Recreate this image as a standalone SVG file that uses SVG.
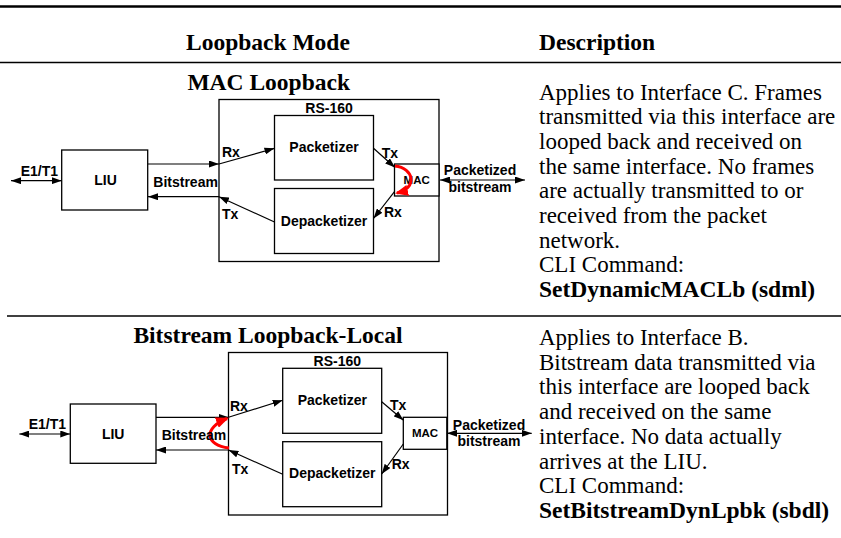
<svg xmlns="http://www.w3.org/2000/svg" width="841" height="538" viewBox="0 0 841 538">
<defs>
<style>
.box{fill:#fff;stroke:#000;stroke-width:1.3}
.lbl{font-family:"Liberation Sans",Arial,sans-serif;font-weight:bold;font-size:14px;fill:#000}
.mid{text-anchor:middle}
.sm{font-size:11.5px}
.conn{stroke:#000;stroke-width:1.2;fill:none}
.red{stroke:#f00;stroke-width:3;fill:none}
.serif{font-family:"Liberation Serif","Times New Roman",serif;font-size:23px;fill:#000}
.hb{font-weight:bold;font-size:23.5px}
.rule{stroke:#000}
</style>
<marker id="ah" markerUnits="userSpaceOnUse" markerWidth="10" markerHeight="7" refX="10" refY="3.5" orient="auto-start-reverse">
<path d="M0,0 L10,3.5 L0,7 z" fill="#000"/>
</marker>
<marker id="rah" markerUnits="userSpaceOnUse" markerWidth="13" markerHeight="11" refX="11" refY="5.5" orient="auto">
<path d="M0,0 L13,5.5 L0,11 z" fill="#f00"/>
</marker>
</defs>
<rect width="841" height="538" fill="#fff"/>

<!-- table rules -->
<line class="rule" x1="0" y1="6.5" x2="841" y2="6.5" stroke-width="2.5"/>
<line class="rule" x1="0" y1="62.5" x2="841" y2="62.5" stroke-width="1.3"/>
<line class="rule" x1="7" y1="316" x2="841" y2="316" stroke-width="1.3"/>

<!-- header -->
<text class="serif hb" x="186" y="50">Loopback Mode</text>
<text class="serif hb" x="539" y="50">Description</text>

<!-- row 1 -->
<text class="serif hb mid" x="268.7" y="89.5">MAC Loopback</text>
<g id="rs160-a"><rect class="box" x="219" y="99.5" width="220" height="162"/><text class="lbl mid" x="329" y="113">RS-160</text></g>
<g id="packetizer-a"><rect class="box" x="274.5" y="115.5" width="99" height="64.5"/><text class="lbl mid" x="324" y="152">Packetizer</text></g>
<g id="depacketizer-a"><rect class="box" x="274.5" y="188.5" width="99" height="65"/><text class="lbl mid" x="324" y="226">Depacketizer</text></g>
<g id="mac-a"><rect class="box" x="394.5" y="164" width="44.5" height="32"/><text class="lbl sm mid" x="416.7" y="184">MAC</text></g>
<g id="liu-a"><rect class="box" x="61.7" y="150" width="86" height="60"/><text class="lbl mid" x="105.5" y="185">LIU</text></g>

<g id="connectors-a">
<line class="conn" x1="11" y1="180.7" x2="61.7" y2="180.7" marker-start="url(#ah)" marker-end="url(#ah)"/>
<line class="conn" x1="148" y1="164" x2="219" y2="164" marker-end="url(#ah)"/>
<line class="conn" x1="219" y1="196.7" x2="148" y2="196.7" marker-end="url(#ah)"/>
<line class="conn" x1="219" y1="164" x2="274.5" y2="148.3" marker-end="url(#ah)"/>
<line class="conn" x1="274.5" y1="222" x2="219" y2="196.7" marker-end="url(#ah)"/>
<line class="conn" x1="373.5" y1="148.3" x2="395" y2="167.5" marker-end="url(#ah)"/>
<line class="conn" x1="394.5" y1="191.7" x2="373.5" y2="218.5" marker-end="url(#ah)"/>
<line class="conn" x1="440" y1="180" x2="525" y2="180" marker-start="url(#ah)" marker-end="url(#ah)"/>
<path class="red" d="M395,166 C414,168 418,188 397,193" marker-end="url(#rah)"/>
<text class="lbl" x="20.7" y="175.5">E1/T1</text>
<text class="lbl" x="153.3" y="186.7">Bitstream</text>
<text class="lbl" x="222" y="157">Rx</text>
<text class="lbl" x="222" y="219">Tx</text>
<text class="lbl" x="381.7" y="158">Tx</text>
<text class="lbl" x="384" y="217">Rx</text>
<text class="lbl mid" x="480" y="175">Packetized</text>
<text class="lbl mid" x="480" y="192">bitstream</text>
</g>

<g id="desc-a" class="serif">
<text x="539" y="99.5">Applies to Interface C. Frames</text>
<text x="539" y="124.2">transmitted via this interface are</text>
<text x="539" y="148.9">looped back and received on</text>
<text x="539" y="173.6">the same interface. No frames</text>
<text x="539" y="198.3">are actually transmitted to or</text>
<text x="539" y="223">received from the packet</text>
<text x="539" y="247.7">network.</text>
<text x="539" y="272.4">CLI Command:</text>
<text class="hb" x="539" y="297.1">SetDynamicMACLb (sdml)</text>
</g>

<!-- row 2 -->
<text class="serif hb mid" x="268" y="343">Bitstream Loopback-Local</text>
<g id="rs160-b"><rect class="box" x="228.5" y="352.5" width="219" height="162.5"/><text class="lbl mid" x="337.3" y="365.7">RS-160</text></g>
<g id="packetizer-b"><rect class="box" x="282.7" y="368.3" width="99" height="65"/><text class="lbl mid" x="332.3" y="405">Packetizer</text></g>
<g id="depacketizer-b"><rect class="box" x="282.7" y="441.7" width="99" height="65"/><text class="lbl mid" x="332.3" y="478.3">Depacketizer</text></g>
<g id="mac-b"><rect class="box" x="403.3" y="417.3" width="43.5" height="32"/><text class="lbl sm mid" x="425" y="437">MAC</text></g>
<g id="liu-b"><rect class="box" x="70.3" y="404" width="85.7" height="59.3"/><text class="lbl mid" x="113.2" y="438.5">LIU</text></g>

<g id="connectors-b">
<line class="conn" x1="19.3" y1="434" x2="70.3" y2="434" marker-start="url(#ah)" marker-end="url(#ah)"/>
<line class="conn" x1="156" y1="417.3" x2="228.5" y2="417.3" marker-end="url(#ah)"/>
<line class="conn" x1="228.5" y1="450" x2="156" y2="450" marker-end="url(#ah)"/>
<line class="conn" x1="228.5" y1="417.3" x2="282.7" y2="400.3" marker-end="url(#ah)"/>
<line class="conn" x1="282.7" y1="474.3" x2="228.5" y2="450" marker-end="url(#ah)"/>
<line class="conn" x1="381.7" y1="401.7" x2="403.5" y2="420.3" marker-end="url(#ah)"/>
<line class="conn" x1="403.3" y1="444" x2="381.7" y2="474" marker-end="url(#ah)"/>
<line class="conn" x1="447" y1="433.3" x2="531.7" y2="433.3" marker-start="url(#ah)" marker-end="url(#ah)"/>
<path class="red" d="M229,448 C205,445 203,428 227,418.5" marker-end="url(#rah)"/>
<text class="lbl" x="28.7" y="429">E1/T1</text>
<text class="lbl" x="161.7" y="440">Bitstream</text>
<text class="lbl" x="230" y="410.7">Rx</text>
<text class="lbl" x="232" y="474">Tx</text>
<text class="lbl" x="390" y="410">Tx</text>
<text class="lbl" x="391.7" y="469.3">Rx</text>
<text class="lbl mid" x="489" y="430">Packetized</text>
<text class="lbl mid" x="489" y="446">bitstream</text>
</g>

<g id="desc-b" class="serif">
<text x="539" y="345">Applies to Interface B.</text>
<text x="539" y="369.7">Bitstream data transmitted via</text>
<text x="539" y="394.4">this interface are looped back</text>
<text x="539" y="419.1">and received on the same</text>
<text x="539" y="443.8">interface. No data actually</text>
<text x="539" y="468.5">arrives at the LIU.</text>
<text x="539" y="493.2">CLI Command:</text>
<text class="hb" x="539" y="518">SetBitstreamDynLpbk (sbdl)</text>
</g>
</svg>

####

Stated problem: Give the material again exactly as it is, but keep the pictures out.

Exercise output:
Recreate this image as a standalone SVG file that uses SVG.
<svg xmlns="http://www.w3.org/2000/svg" width="841" height="538" viewBox="0 0 841 538">
<defs>
<style>
.box{fill:#fff;stroke:#000;stroke-width:1.3}
.lbl{font-family:"Liberation Sans",Arial,sans-serif;font-weight:bold;font-size:14px;fill:#000}
.mid{text-anchor:middle}
.sm{font-size:11.5px}
.conn{stroke:#000;stroke-width:1.2;fill:none}
.red{stroke:#f00;stroke-width:3;fill:none}
.serif{font-family:"Liberation Serif","Times New Roman",serif;font-size:23px;fill:#000}
.hb{font-weight:bold;font-size:23.5px}
.rule{stroke:#000}
</style>
<marker id="ah" markerUnits="userSpaceOnUse" markerWidth="10" markerHeight="7" refX="10" refY="3.5" orient="auto-start-reverse">
<path d="M0,0 L10,3.5 L0,7 z" fill="#000"/>
</marker>
<marker id="rah" markerUnits="userSpaceOnUse" markerWidth="13" markerHeight="11" refX="11" refY="5.5" orient="auto">
<path d="M0,0 L13,5.5 L0,11 z" fill="#f00"/>
</marker>
</defs>
<rect width="841" height="538" fill="#fff"/>

<!-- table rules -->
<line class="rule" x1="0" y1="6.5" x2="841" y2="6.5" stroke-width="2.5"/>
<line class="rule" x1="0" y1="62.5" x2="841" y2="62.5" stroke-width="1.3"/>
<line class="rule" x1="7" y1="316" x2="841" y2="316" stroke-width="1.3"/>

<!-- header -->
<text class="serif hb" x="186" y="50">Loopback Mode</text>
<text class="serif hb" x="539" y="50">Description</text>

<!-- row 1 -->
<text class="serif hb mid" x="268.7" y="89.5">MAC Loopback</text>
<g id="rs160-a"><rect class="box" x="219" y="99.5" width="220" height="162"/><text class="lbl mid" x="329" y="113">RS-160</text></g>
<g id="packetizer-a"><rect class="box" x="274.5" y="115.5" width="99" height="64.5"/><text class="lbl mid" x="324" y="152">Packetizer</text></g>
<g id="depacketizer-a"><rect class="box" x="274.5" y="188.5" width="99" height="65"/><text class="lbl mid" x="324" y="226">Depacketizer</text></g>
<g id="mac-a"><rect class="box" x="394.5" y="164" width="44.5" height="32"/><text class="lbl sm mid" x="416.7" y="184">MAC</text></g>
<g id="liu-a"><rect class="box" x="61.7" y="150" width="86" height="60"/><text class="lbl mid" x="105.5" y="185">LIU</text></g>

<g id="connectors-a">
<line class="conn" x1="11" y1="180.7" x2="61.7" y2="180.7" marker-start="url(#ah)" marker-end="url(#ah)"/>
<line class="conn" x1="148" y1="164" x2="219" y2="164" marker-end="url(#ah)"/>
<line class="conn" x1="219" y1="196.7" x2="148" y2="196.7" marker-end="url(#ah)"/>
<line class="conn" x1="219" y1="164" x2="274.5" y2="148.3" marker-end="url(#ah)"/>
<line class="conn" x1="274.5" y1="222" x2="219" y2="196.7" marker-end="url(#ah)"/>
<line class="conn" x1="373.5" y1="148.3" x2="395" y2="167.5" marker-end="url(#ah)"/>
<line class="conn" x1="394.5" y1="191.7" x2="373.5" y2="218.5" marker-end="url(#ah)"/>
<line class="conn" x1="440" y1="180" x2="525" y2="180" marker-start="url(#ah)" marker-end="url(#ah)"/>
<path class="red" d="M395,166 C414,168 418,188 397,193" marker-end="url(#rah)"/>
<text class="lbl" x="20.7" y="175.5">E1/T1</text>
<text class="lbl" x="153.3" y="186.7">Bitstream</text>
<text class="lbl" x="222" y="157">Rx</text>
<text class="lbl" x="222" y="219">Tx</text>
<text class="lbl" x="381.7" y="158">Tx</text>
<text class="lbl" x="384" y="217">Rx</text>
<text class="lbl mid" x="480" y="175">Packetized</text>
<text class="lbl mid" x="480" y="192">bitstream</text>
</g>

<g id="desc-a" class="serif">
<text x="539" y="99.5">Applies to Interface C. Frames</text>
<text x="539" y="124.2">transmitted via this interface are</text>
<text x="539" y="148.9">looped back and received on</text>
<text x="539" y="173.6">the same interface. No frames</text>
<text x="539" y="198.3">are actually transmitted to or</text>
<text x="539" y="223">received from the packet</text>
<text x="539" y="247.7">network.</text>
<text x="539" y="272.4">CLI Command:</text>
<text class="hb" x="539" y="297.1">SetDynamicMACLb (sdml)</text>
</g>

<!-- row 2 -->
<text class="serif hb mid" x="268" y="343">Bitstream Loopback-Local</text>
<g id="rs160-b"><rect class="box" x="228.5" y="352.5" width="219" height="162.5"/><text class="lbl mid" x="337.3" y="365.7">RS-160</text></g>
<g id="packetizer-b"><rect class="box" x="282.7" y="368.3" width="99" height="65"/><text class="lbl mid" x="332.3" y="405">Packetizer</text></g>
<g id="depacketizer-b"><rect class="box" x="282.7" y="441.7" width="99" height="65"/><text class="lbl mid" x="332.3" y="478.3">Depacketizer</text></g>
<g id="mac-b"><rect class="box" x="403.3" y="417.3" width="43.5" height="32"/><text class="lbl sm mid" x="425" y="437">MAC</text></g>
<g id="liu-b"><rect class="box" x="70.3" y="404" width="85.7" height="59.3"/><text class="lbl mid" x="113.2" y="438.5">LIU</text></g>

<g id="connectors-b">
<line class="conn" x1="19.3" y1="434" x2="70.3" y2="434" marker-start="url(#ah)" marker-end="url(#ah)"/>
<line class="conn" x1="156" y1="417.3" x2="228.5" y2="417.3" marker-end="url(#ah)"/>
<line class="conn" x1="228.5" y1="450" x2="156" y2="450" marker-end="url(#ah)"/>
<line class="conn" x1="228.5" y1="417.3" x2="282.7" y2="400.3" marker-end="url(#ah)"/>
<line class="conn" x1="282.7" y1="474.3" x2="228.5" y2="450" marker-end="url(#ah)"/>
<line class="conn" x1="381.7" y1="401.7" x2="403.5" y2="420.3" marker-end="url(#ah)"/>
<line class="conn" x1="403.3" y1="444" x2="381.7" y2="474" marker-end="url(#ah)"/>
<line class="conn" x1="447" y1="433.3" x2="531.7" y2="433.3" marker-start="url(#ah)" marker-end="url(#ah)"/>
<path class="red" d="M229,448 C205,445 203,428 227,418.5" marker-end="url(#rah)"/>
<text class="lbl" x="28.7" y="429">E1/T1</text>
<text class="lbl" x="161.7" y="440">Bitstream</text>
<text class="lbl" x="230" y="410.7">Rx</text>
<text class="lbl" x="232" y="474">Tx</text>
<text class="lbl" x="390" y="410">Tx</text>
<text class="lbl" x="391.7" y="469.3">Rx</text>
<text class="lbl mid" x="489" y="430">Packetized</text>
<text class="lbl mid" x="489" y="446">bitstream</text>
</g>

<g id="desc-b" class="serif">
<text x="539" y="345">Applies to Interface B.</text>
<text x="539" y="369.7">Bitstream data transmitted via</text>
<text x="539" y="394.4">this interface are looped back</text>
<text x="539" y="419.1">and received on the same</text>
<text x="539" y="443.8">interface. No data actually</text>
<text x="539" y="468.5">arrives at the LIU.</text>
<text x="539" y="493.2">CLI Command:</text>
<text class="hb" x="539" y="518">SetBitstreamDynLpbk (sbdl)</text>
</g>
</svg>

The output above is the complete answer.